The Toddler demands to eat whatever Mom eats. Start by half chewing a few items on your own plate so that she doesn’t just trade your plate for hers. Then insist on eating whatever she has. If you don’t like it, just chew if for a bit and spit it out onto the plate, though the floor does nicely too. The bonus is that Mom won’t eat something she can’t in good conscience share. No unhealthy treat is worth the tantrum from a toddler demanding to have some.
Play #3, The Distract and Throw.
This can be executed pretty easily with 2 or more siblings. Example: Mom puts baby down for a nap. Toddler plays nicely with cars. Mom sits down with sandwich. Que Baby to start crying loudly. Mom runs to Baby’s room to check on him. Que Toddler to run up to table, throw Mom’s sandwich on the floor, and smush it. Toddler returns to playing cars as Baby falls back asleep.
Play #4, The Bathroom Psych.
Don’t let Mom go to the bathroom. All day. She can’t fit more in, if she doesn’t let any out.
Play #5, The Meal Tag Team.
During meals, don’t let Mom sit down. (This has the added bonus of exercise too.) Quickly eat or drink your food and then demand more. Rotate so that you don’t both need something at the same time. It is almost impossible to eat when you are up and down trying to keep your children eating.

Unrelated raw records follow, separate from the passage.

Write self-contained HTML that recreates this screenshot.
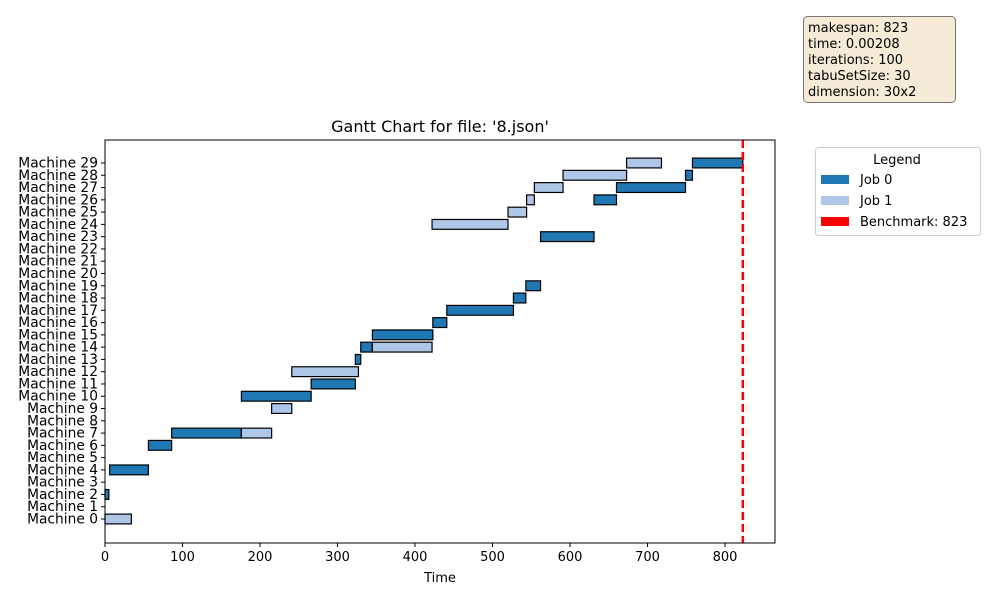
<!DOCTYPE html>
<html><head><meta charset="utf-8"><style>
body{margin:0;background:#fff}
svg text{font-family:"DejaVu Sans","Liberation Sans",sans-serif}
</style></head><body>
<svg id="chart" width="1000" height="600" xmlns="http://www.w3.org/2000/svg">
<rect width="1000" height="600" fill="#fff"/>
<text x="440" y="132" text-anchor="middle" font-size="16">Gantt Chart for file: '8.json'</text>
<g id="bars"></g>
<g id="axes"></g>
<g>
<rect x="803.5" y="16.5" width="152" height="86" rx="4" fill="#f6ebd6" stroke="#777" stroke-width="1"/>
<text x="808" y="32" font-size="13">makespan: 823</text>
<text x="808" y="48" font-size="13">time: 0.00208</text>
<text x="808" y="64" font-size="13">iterations: 100</text>
<text x="808" y="80" font-size="13">tabuSetSize: 30</text>
<text x="808" y="96" font-size="13">dimension: 30x2</text>
</g>
<g>
<rect x="815.5" y="147.5" width="165" height="88" rx="3" fill="#fff" stroke="#ccc"/>
<text x="897" y="164" text-anchor="middle" font-size="13">Legend</text>
<rect x="821" y="175" width="28" height="9" fill="#1f77b4"/>
<text x="860" y="184" font-size="13">Job 0</text>
<rect x="821" y="196" width="28" height="9" fill="#aec7e8"/>
<text x="860" y="205" font-size="13">Job 1</text>
<rect x="821" y="217" width="28" height="9" fill="#ff0000"/>
<text x="860" y="226" font-size="13">Benchmark: 823</text>
</g>
</svg>
<script>
const machines = Array.from({length:30},(_,i)=>i);
const taskMachine = [0,2,4,6,7,7,9,10,11,12,13,14,14,15,16,17,18,19,23,24,25,26,26,27,27,28,28,29,29];
const taskJob     = [1,0,0,0,0,1,1,0,0,1,0,0,1,0,0,0,0,0,0,1,1,1,0,1,0,1,0,1,0];
const taskStart   = [0,0,6,56,86,176,215,176,266,241,323,330,345,345,423,441,527,543,562,422,520,544,631,554,660,591,749,673,758];
const taskEnd     = [34,5,56,86,176,215,241,266,323,327,330,345,422,423,441,527,543,562,631,520,544,554,660,591,749,673,758,718,823];
const xTicks = [0,100,200,300,400,500,600,700,800];
const benchmark = [823];
const L=105,R=775,T=140,B=543,XMAX=864.5;
const x=v=>L+v*(R-L)/XMAX;
const y=m=>519-m*(519-163)/29;
const NS="http://www.w3.org/2000/svg";
const bars=document.getElementById('bars'), axes=document.getElementById('axes');
function mk(tag,attrs,parent){const e=document.createElementNS(NS,tag);for(const k in attrs)e.setAttribute(k,attrs[k]);parent.appendChild(e);return e;}
const colors=['#1f77b4','#aec7e8'];
const bh=(519-163)/29*0.8;
taskMachine.forEach((m,i)=>{
  const r=mk('rect',{x:x(taskStart[i]),y:y(m)-bh/2,width:x(taskEnd[i])-x(taskStart[i]),height:bh,fill:colors[taskJob[i]],stroke:'#000','stroke-width':1.2},bars);
  
  
});
const bl=mk('line',{x1:x(benchmark[0]),x2:x(benchmark[0]),y1:T,y2:B,stroke:'#ff0000','stroke-width':2.5,'stroke-dasharray':'8,4'},bars);


const fr=mk('rect',{x:L,y:T,width:R-L,height:B-T,fill:'none',stroke:'#000','stroke-width':1},axes);


xTicks.forEach(t=>{
  mk('line',{x1:x(t),x2:x(t),y1:B,y2:B+4,stroke:'#000'},axes);
  const tx=mk('text',{x:x(t),y:B+18,'text-anchor':'middle','font-size':13},axes);
  tx.textContent=t;
  
  
});
machines.forEach(m=>{
  mk('line',{x1:L-4,x2:L,y1:y(m),y2:y(m),stroke:'#000'},axes);
  const tx=mk('text',{x:L-7,y:y(m)+4.5,'text-anchor':'end','font-size':13.8},axes);
  tx.textContent='Machine '+m;
  
  
});
const xt=mk('text',{x:(L+R)/2,y:582,'text-anchor':'middle','font-size':13},axes);
xt.textContent='Time';


</script>
</body></html>
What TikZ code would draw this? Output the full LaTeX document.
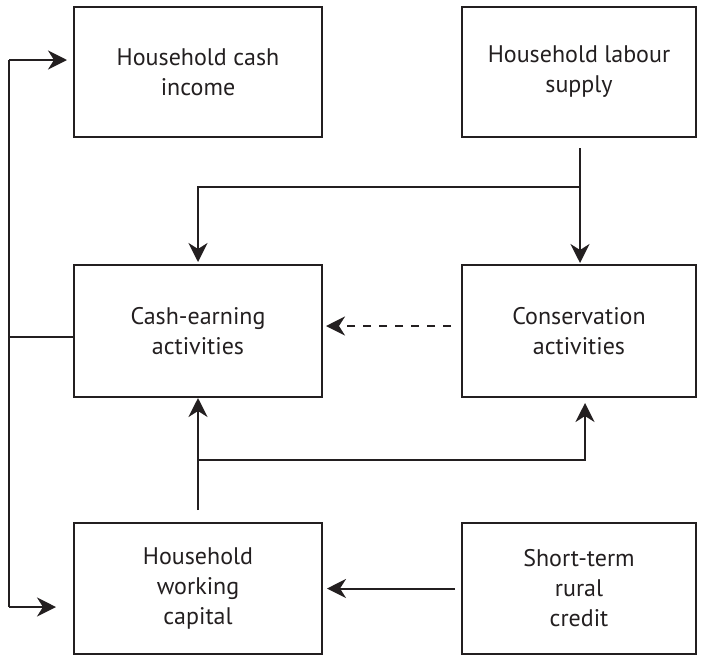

Play #6, The Grocery Store Tantrum.
The Toddler is tasked with throwing a MAJOR tantrum at the grocery store, though Baby can scream for no discernible reason for good measure. This forces Mom to run around the grocery store as fast as possible; which means she only has time for essentials; which means she only has time to pick up healthy food for the kids. She bundled two of us up and dragged us to the store in -10 degrees, she won’t go home without milk, chicken and apples, but she’ll skip the processed food isles for sure. Plus, screaming children in public have the added benefit of causing all Moms to sweat profusely. She’ll sweat more running around a store with two children screaming than she will at any Zumba class.
Play #7, The Wake Up.
Rotate waking up in the night. This makes Mom too tired to do much of anything, let alone eat. Occasionally give her relief by napping at the same time. You can be assured she won’t waste the rest time on a snack.
Play #8, The Spit up.
This one is best achieved by the Baby. No one wants to eat after watching a baby regurgitate strained peas. Trust me. N-o-b-o-d-y.
My boys hope they have helped! Good luck.